I know it's early in the morning and the last thing you want right now is a lecture. So I won't lecture. Instead, let me paint a scene of tranquility, like the Chinese yoga ladies do.
Imagine we're sitting in a sidewalk bistro in Paris. It's a glorious early summer day, and the air is awash with jasmine, cigarette smoke, profanity, accordion music, and diesel fumes. And love, of course.
You have a vermouth-cassis in front of you, but you're not drinking it, not even a sip. That's because your mouth has been sewn shut. All you can do is listen. To me.
I'll be kind. Promise.
First, let me acquaint you with a communication term called "sensemaking." Basically, people approach the world with a great deal of uncertainty and use communication to help reduce the uncertainty and help them make sense of their world.
Now, we like to all think as businesspeople that we know our market and understand what goes on in it, but at the very least we're continually afraid that we don't understand. You see this behavior all the time, especially from salespeople, who are nothing if not skittish as a new kitten when the competition unloads its latest innovation.
So what we do is communicate with people we know within that market in an attempt to make it make sense. We ask the field. We leverage our network. We collect qualitative data. We grab some CI.
Of course, all these sources are uncertain and looking to make sense of the world around them, too, so there's a sort of mutual reassurance that goes on. It's like a group of settlers on the prairie, forming a circle with guns pointed outward and inching back towards the fire. All sides come away not necessarily understanding the world better but feeling like they understand it better, and that's the important thing.
The application that has for marketers is that it's very valuable to position yourself as an entity that can help a customer make sense out of their market.
How? By breaking it into pieces, and then by collecting all the pieces and putting them into a coherent whole. By identifying customers and opening a dialogue with them. By identifying the key messages those customers want to hear. By identifying the desired end results of communication acts -- everything from an elevator speech to an annual report -- and working towards them.
Most people view the world as fragmented and dissonant.

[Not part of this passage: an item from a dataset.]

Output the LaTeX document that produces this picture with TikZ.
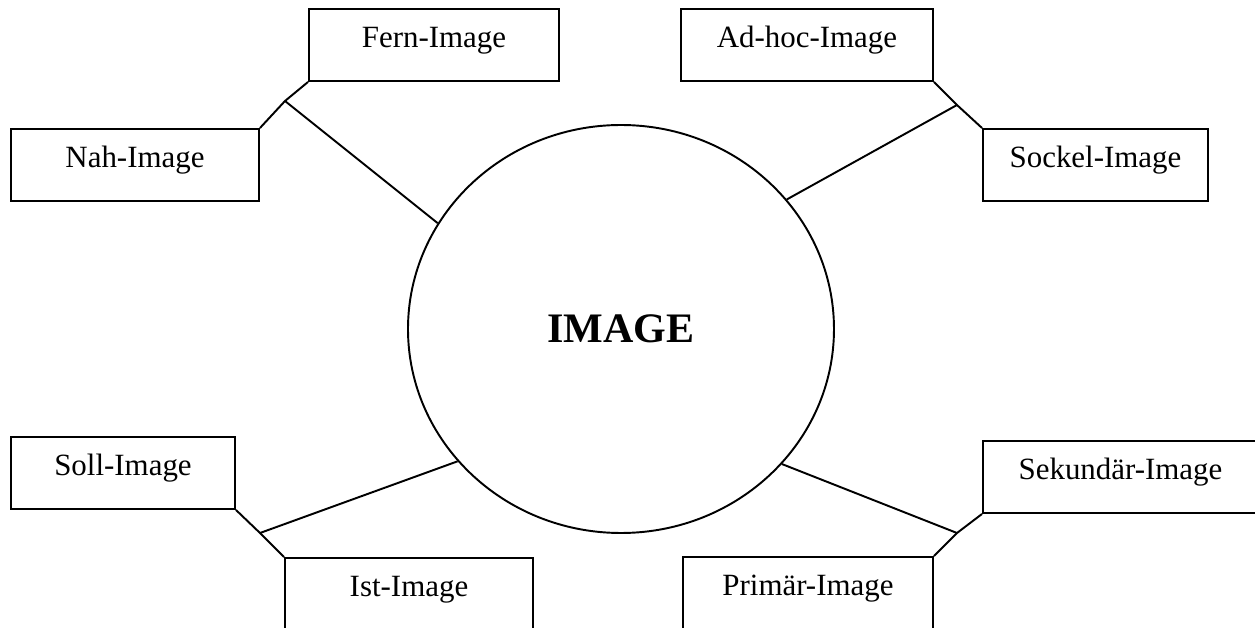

One of the prime goals of successful marketing communication is to make it less so.
I have a favorite quote along these lines, from the Scottish poet/mystic/wacko Thomas Carlyle: "On earth, the broken arcs; in Heaven, the perfect sphere." It all makes sense up there, in other words.
It can make more sense down here, too. It starts with the understanding that people very badly want it to make sense.
Here's a real-world story to illustrate and end things. My friend Chris has to do a series of very complex reports every year analyzing his company's sales potential. Now, Chris is a pretty talented guy and could write these for semaphore flags if you asked. His first boss liked a highly regimented, stats-heavy approach, so he spun them that way. Lots of work, whole bunch of data, and they really made sense of the markets -- if you invested the time in them.
Chris has a new boss who likes things simple and pretty -- big ol' pie charts. To do things his new boss' way Chris has had to dumb down everything he does so that it can fit in a big ol' pie chart. There's less analysis, fewer actionable conclusions, a narrower scope, and bullet points instead of paragraphs. Instead of a perfect sphere it's a meager collection of broken arcs -- stained glass, mind you, but broken arcs nonetheless.
You can guess the rest. The public loves the new reports. Chris doesn't.
Hey, sensemaking is a two-way street. Your publics can't make sense of the world if they can't make sense of your stuff. If they're too dumb or lazy to make sense of your stuff, say (under your breath, please), "What a bunch of tools," and simplify it. Half a world is better than none.
Okay, I'll let you talk now. Where'd I put that scissors?